**BRIEF**:
Write the data out again, character for character, with no images.

====

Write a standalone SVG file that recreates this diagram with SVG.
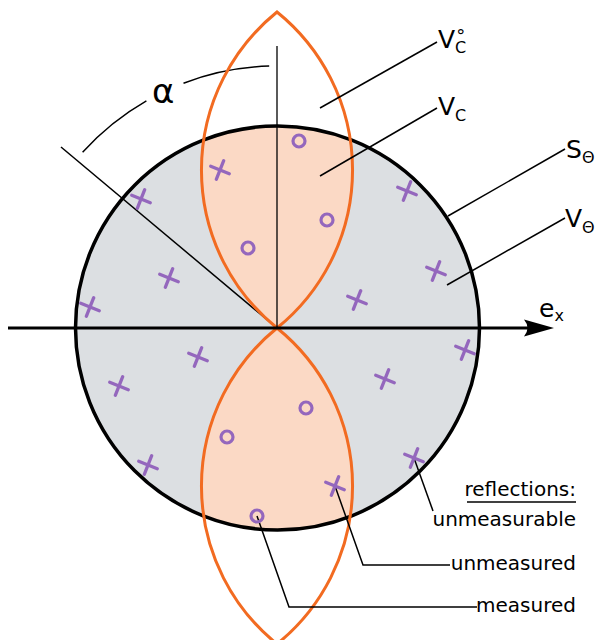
<svg xmlns="http://www.w3.org/2000/svg" width="597" height="640" viewBox="0 0 597 640">
<style>
text{font-family:"DejaVu Sans",sans-serif;fill:#000}
.lead{stroke:#000;stroke-width:1.5;fill:none}
.x{stroke:#9467bd;stroke-width:3.3;stroke-linecap:round;fill:none}
.o{stroke:#9467bd;stroke-width:3.2;fill:none}
.lens{stroke:#f26b21;stroke-width:3;fill:none}
.lbl{font-size:20px}
</style>
<defs>
<clipPath id="cc"><circle cx="277.5" cy="328" r="202"/></clipPath>
<g id="xm"><line class="x" x1="-9.3" y1="-3.7" x2="9.3" y2="3.7"/><line class="x" x1="3.7" y1="-9.3" x2="-3.7" y2="9.3"/></g>
</defs>
<rect width="597" height="640" fill="#fff"/>
<g id="sphere">
<circle cx="277.5" cy="328" r="202" fill="#dcdfe2"/>
</g>
<g id="angle">
<line class="lead" x1="61" y1="147" x2="277" y2="328"/>
<path class="lead" d="M82.6,152.3 A262,262 0 0,1 146.4,100.9 M183.5,83.2 A262,262 0 0,1 269.2,66.1"/>
<text x="152" y="103" font-size="34">α</text>
</g>
<g id="lenses">
<g clip-path="url(#cc)" fill="#fbd9c5">
<path d="M277,328 A203,203 0 0,1 277,12 A203,203 0 0,1 277,328 Z"/>
<path d="M277,328 A203,203 0 0,0 277,644 A203,203 0 0,0 277,328 Z"/>
</g>
<circle cx="277.5" cy="328" r="202" fill="none" stroke="#000" stroke-width="3.5"/>
<path class="lens" d="M277,328 A203,203 0 0,1 277,12 A203,203 0 0,1 277,328 Z"/>
<path class="lens" d="M277,328 A203,203 0 0,0 277,644 A203,203 0 0,0 277,328 Z"/>
</g>
<g id="axes">
<line x1="277" y1="46" x2="277" y2="328" stroke="#000" stroke-width="1.3"/>
<line x1="8" y1="328" x2="532" y2="328" stroke="#000" stroke-width="3.2"/>
<path d="M554,328 L524,319.5 Q531,328 524,336.5 Z" fill="#000"/>
<text x="539" y="317" font-size="25">e<tspan font-size="16" dy="4">x</tspan></text>
</g>
<g id="connectors">
<line class="lead" x1="320" y1="108" x2="437" y2="42"/>
<line class="lead" x1="320" y1="176" x2="437" y2="108"/>
<line class="lead" x1="448" y1="216" x2="565" y2="149"/>
<line class="lead" x1="447" y1="285" x2="565" y2="218"/>
<polyline class="lead" points="414,458 433,511"/>
<polyline class="lead" points="335,486 363,565 450,565"/>
<polyline class="lead" points="257,516 289,607 477,607"/>
</g>
<g id="markers">
<use href="#xm" x="220" y="170"/>
<use href="#xm" x="141" y="199"/>
<use href="#xm" x="169" y="278"/>
<use href="#xm" x="90" y="307"/>
<use href="#xm" x="198" y="357"/>
<use href="#xm" x="119" y="386"/>
<use href="#xm" x="148" y="465"/>
<use href="#xm" x="407" y="191"/>
<use href="#xm" x="436" y="271"/>
<use href="#xm" x="357" y="300"/>
<use href="#xm" x="465" y="350"/>
<use href="#xm" x="385" y="379"/>
<use href="#xm" x="414" y="458"/>
<use href="#xm" x="335" y="486"/>
<circle class="o" cx="299" cy="141" r="6"/>
<circle class="o" cx="327" cy="220" r="6"/>
<circle class="o" cx="248" cy="248" r="6"/>
<circle class="o" cx="306" cy="408" r="6"/>
<circle class="o" cx="227" cy="437" r="6"/>
<circle class="o" cx="257" cy="516" r="6"/>
</g>
<g id="label-Vc0"><text x="438" y="48" font-size="25">V<tspan font-size="16" dy="5">C</tspan><tspan font-size="18" dx="-10" dy="-11">°</tspan></text></g>
<g id="label-Vc"><text x="438" y="115" font-size="25">V<tspan font-size="16" dy="6">C</tspan></text></g>
<g id="label-S"><text x="566" y="158" font-size="25">S<tspan font-size="16" dy="5">Θ</tspan></text></g>
<g id="label-V"><text x="565" y="227" font-size="25">V<tspan font-size="16" dy="6">Θ</tspan></text></g>
<g id="legend">
<text class="lbl" x="576" y="496" text-anchor="end">reflections:</text>
<line x1="467" y1="502" x2="576" y2="502" stroke="#000" stroke-width="1.5"/>
<text class="lbl" x="576" y="526" text-anchor="end">unmeasurable</text>
<text class="lbl" x="576" y="570" text-anchor="end">unmeasured</text>
<text class="lbl" x="576" y="612" text-anchor="end">measured</text>
</g>
</svg>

====

**SOLUTION TO THE EXERCISE**:
Write a standalone SVG file that recreates this diagram with SVG.
<svg xmlns="http://www.w3.org/2000/svg" width="597" height="640" viewBox="0 0 597 640">
<style>
text{font-family:"DejaVu Sans",sans-serif;fill:#000}
.lead{stroke:#000;stroke-width:1.5;fill:none}
.x{stroke:#9467bd;stroke-width:3.3;stroke-linecap:round;fill:none}
.o{stroke:#9467bd;stroke-width:3.2;fill:none}
.lens{stroke:#f26b21;stroke-width:3;fill:none}
.lbl{font-size:20px}
</style>
<defs>
<clipPath id="cc"><circle cx="277.5" cy="328" r="202"/></clipPath>
<g id="xm"><line class="x" x1="-9.3" y1="-3.7" x2="9.3" y2="3.7"/><line class="x" x1="3.7" y1="-9.3" x2="-3.7" y2="9.3"/></g>
</defs>
<rect width="597" height="640" fill="#fff"/>
<g id="sphere">
<circle cx="277.5" cy="328" r="202" fill="#dcdfe2"/>
</g>
<g id="angle">
<line class="lead" x1="61" y1="147" x2="277" y2="328"/>
<path class="lead" d="M82.6,152.3 A262,262 0 0,1 146.4,100.9 M183.5,83.2 A262,262 0 0,1 269.2,66.1"/>
<text x="152" y="103" font-size="34">α</text>
</g>
<g id="lenses">
<g clip-path="url(#cc)" fill="#fbd9c5">
<path d="M277,328 A203,203 0 0,1 277,12 A203,203 0 0,1 277,328 Z"/>
<path d="M277,328 A203,203 0 0,0 277,644 A203,203 0 0,0 277,328 Z"/>
</g>
<circle cx="277.5" cy="328" r="202" fill="none" stroke="#000" stroke-width="3.5"/>
<path class="lens" d="M277,328 A203,203 0 0,1 277,12 A203,203 0 0,1 277,328 Z"/>
<path class="lens" d="M277,328 A203,203 0 0,0 277,644 A203,203 0 0,0 277,328 Z"/>
</g>
<g id="axes">
<line x1="277" y1="46" x2="277" y2="328" stroke="#000" stroke-width="1.3"/>
<line x1="8" y1="328" x2="532" y2="328" stroke="#000" stroke-width="3.2"/>
<path d="M554,328 L524,319.5 Q531,328 524,336.5 Z" fill="#000"/>
<text x="539" y="317" font-size="25">e<tspan font-size="16" dy="4">x</tspan></text>
</g>
<g id="connectors">
<line class="lead" x1="320" y1="108" x2="437" y2="42"/>
<line class="lead" x1="320" y1="176" x2="437" y2="108"/>
<line class="lead" x1="448" y1="216" x2="565" y2="149"/>
<line class="lead" x1="447" y1="285" x2="565" y2="218"/>
<polyline class="lead" points="414,458 433,511"/>
<polyline class="lead" points="335,486 363,565 450,565"/>
<polyline class="lead" points="257,516 289,607 477,607"/>
</g>
<g id="markers">
<use href="#xm" x="220" y="170"/>
<use href="#xm" x="141" y="199"/>
<use href="#xm" x="169" y="278"/>
<use href="#xm" x="90" y="307"/>
<use href="#xm" x="198" y="357"/>
<use href="#xm" x="119" y="386"/>
<use href="#xm" x="148" y="465"/>
<use href="#xm" x="407" y="191"/>
<use href="#xm" x="436" y="271"/>
<use href="#xm" x="357" y="300"/>
<use href="#xm" x="465" y="350"/>
<use href="#xm" x="385" y="379"/>
<use href="#xm" x="414" y="458"/>
<use href="#xm" x="335" y="486"/>
<circle class="o" cx="299" cy="141" r="6"/>
<circle class="o" cx="327" cy="220" r="6"/>
<circle class="o" cx="248" cy="248" r="6"/>
<circle class="o" cx="306" cy="408" r="6"/>
<circle class="o" cx="227" cy="437" r="6"/>
<circle class="o" cx="257" cy="516" r="6"/>
</g>
<g id="label-Vc0"><text x="438" y="48" font-size="25">V<tspan font-size="16" dy="5">C</tspan><tspan font-size="18" dx="-10" dy="-11">°</tspan></text></g>
<g id="label-Vc"><text x="438" y="115" font-size="25">V<tspan font-size="16" dy="6">C</tspan></text></g>
<g id="label-S"><text x="566" y="158" font-size="25">S<tspan font-size="16" dy="5">Θ</tspan></text></g>
<g id="label-V"><text x="565" y="227" font-size="25">V<tspan font-size="16" dy="6">Θ</tspan></text></g>
<g id="legend">
<text class="lbl" x="576" y="496" text-anchor="end">reflections:</text>
<line x1="467" y1="502" x2="576" y2="502" stroke="#000" stroke-width="1.5"/>
<text class="lbl" x="576" y="526" text-anchor="end">unmeasurable</text>
<text class="lbl" x="576" y="570" text-anchor="end">unmeasured</text>
<text class="lbl" x="576" y="612" text-anchor="end">measured</text>
</g>
</svg>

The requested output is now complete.